The long political campaign is over. Endless hours of debates and political ads ended with not much change in Washington, D.C. Barack Obama is still president, Democrats still control the Senate and Republicans still control the House.
Throughout the campaign, one sticking point came up again and again — taxes.
Now that the election is settled, do we know how our tax laws will look next year?
Not really.
“Nobody knows what will happen,” said Conrad Seales, a certified public accountant with Meisser & Seales in Santa Cruz, “except that taxes will not go lower anytime soon.”
But they might go higher. Several tax cuts enacted under President George W. Bush are scheduled to expire at year’s end.
If the president and Congress can’t come up with a budget, the country will be pushed over what has come to be known as the “fiscal cliff.” A bunch of tax hikes and spending cuts would go into effect at the beginning of next year.
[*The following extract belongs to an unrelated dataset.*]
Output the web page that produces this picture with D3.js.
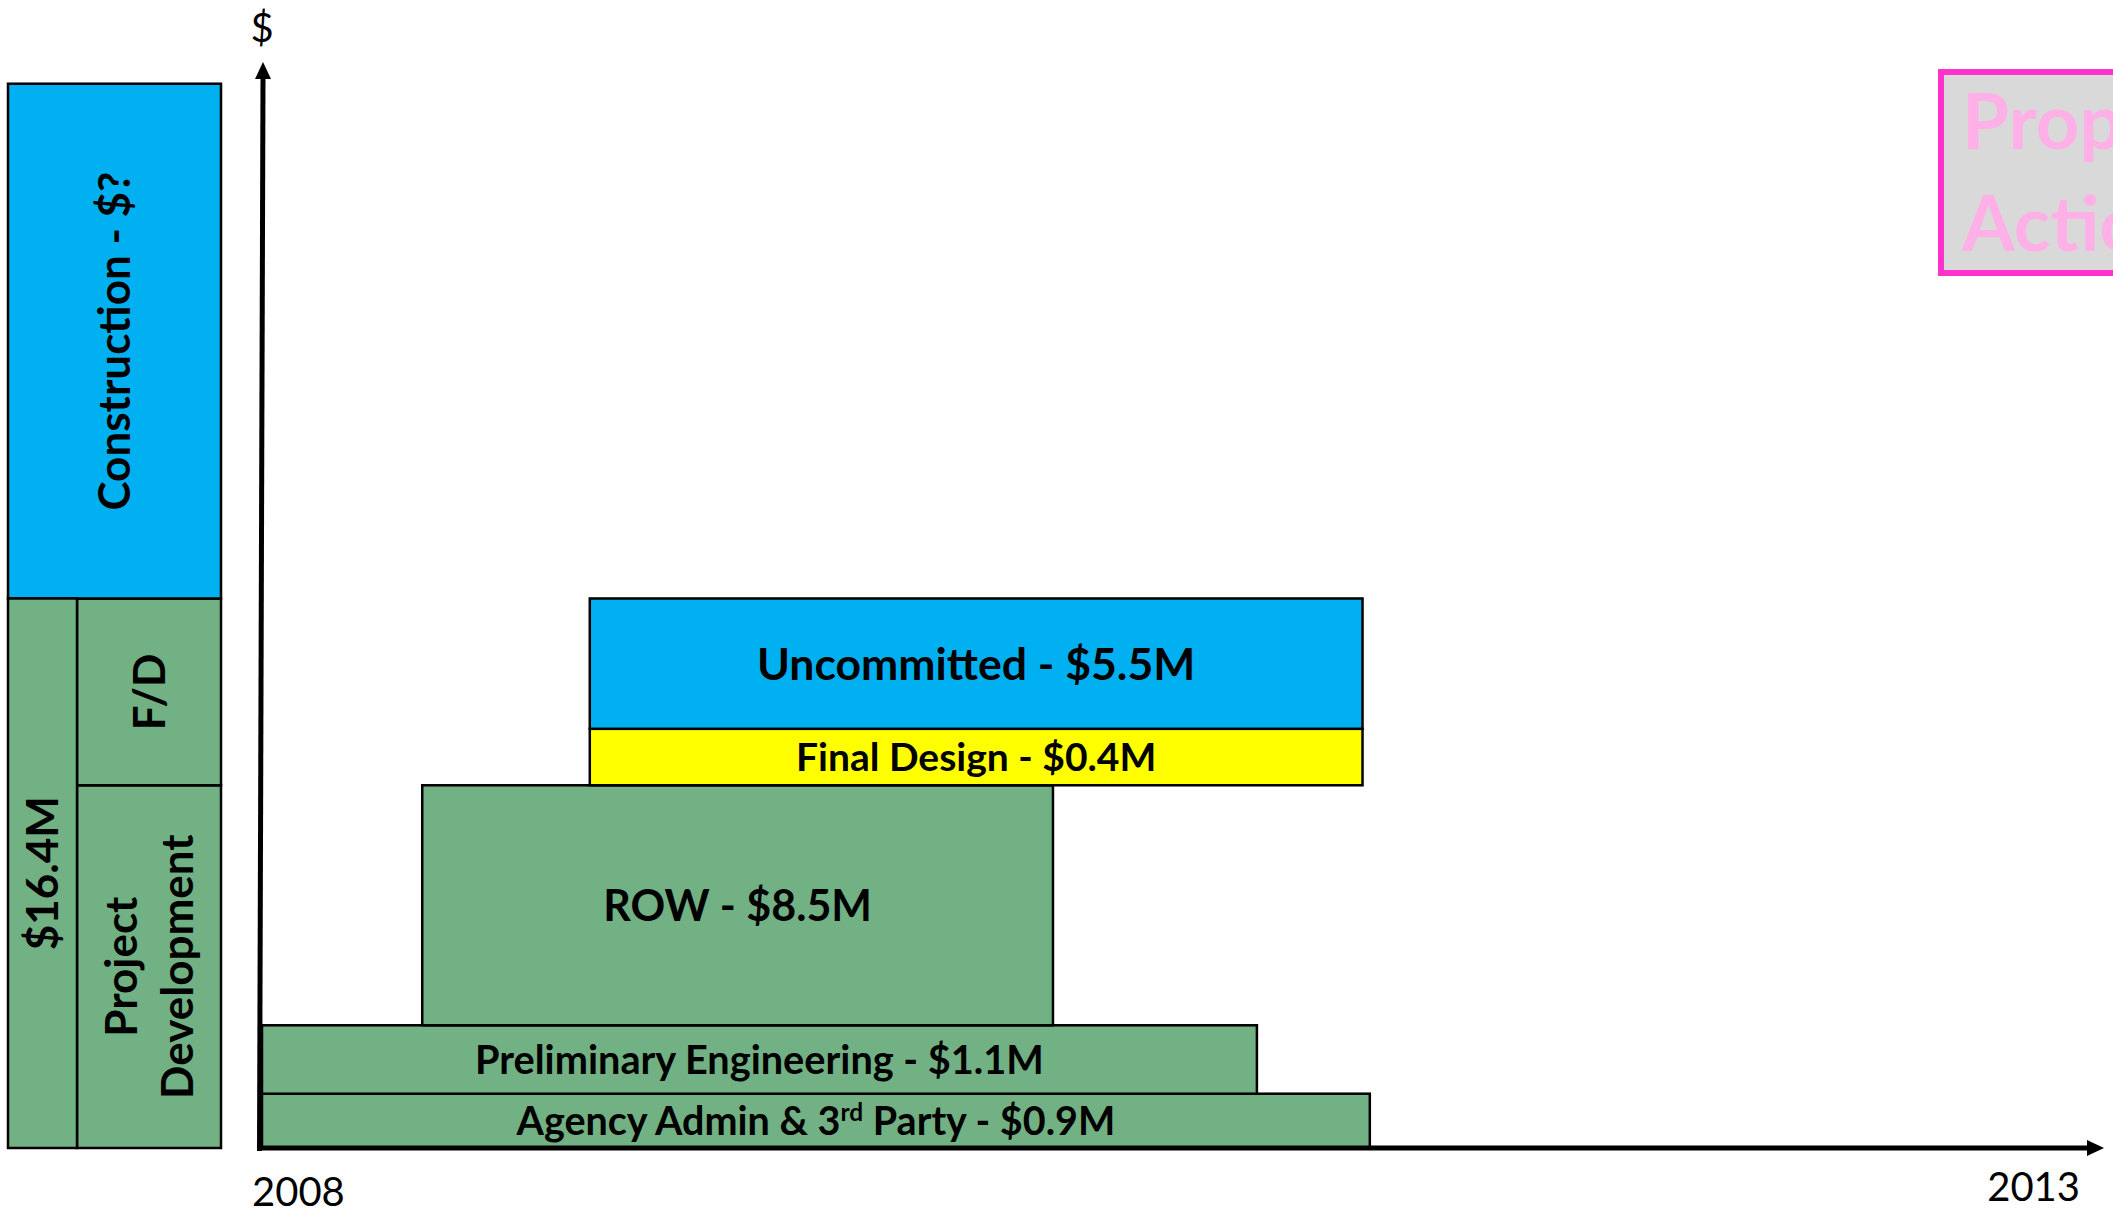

Households would see an average increase of $3,500 in their tax bills, according to an analysis by the Tax Policy Center, a nonpartisan think tank in Washington. The increases would vary according to income, but 90 percent of all households would pay more.
Among the changes would be a jump in the top rate on long-term capital gains, from 15 percent to 20 percent.
Some financial advisers are telling clients to sell stocks and other assets that have gone up in value before the end of the year to lock in low tax rates on capital gains.
For example, let’s say you bought 1,000 shares of Seagate Technologies in the summer of 2009, when it was about $10 a share. That’s an investment of $10,000.
Now Seagate is close to $30 a share. If you sold your 1,000 shares at $30 a share, you would have a long-term capital gain of $20,000.
Under present tax law, your federal tax bill on that gain would be 15 percent of the $20,000 profit — $3,000.
But if the Bush tax cuts expire Dec. 31 and you sell your Seagate shares in 2013 for $30 a share, your $20,000 capital gain would be taxed at 20 percent instead of 15 percent.
Plus, if you are an upper-income household, you’ll get hit with another tax. A single taxpayer with an income of more than $200,000 or a couple earning more than $250,000 will pay the new 3.8 percent Medicare tax on unearned income.
So the federal tax you’d pay on the Seagate capital gain would be 23.8 percent of $20,000 — $4,760 — in 2013, instead of the $3,000 you’d pay in 2012.
Does that mean you should sell your Seagate shares now?
Not necessarily, according to Seales.
“People should consider the economic sense of a proposed transaction before they consider the tax consequences,” he said.
If you believe Seagate shares will go higher, you should hold onto them. If you believe the shares are overvalued, then you might want to sell.
“It doesn’t make sense to sell now at an unfavorable price in order to avoid hypothetical future taxes,” Seales said. “But if you think your selling price now is favorable, then selling in 2012 makes sense.”
I agree. Taxes are a consideration, but they should not drive investment decisions.
Anyway, the 2013 tax rates cited in this example might not apply if our leaders in Washington can prevent us from falling over the fiscal cliff. We’ll know more in a few weeks.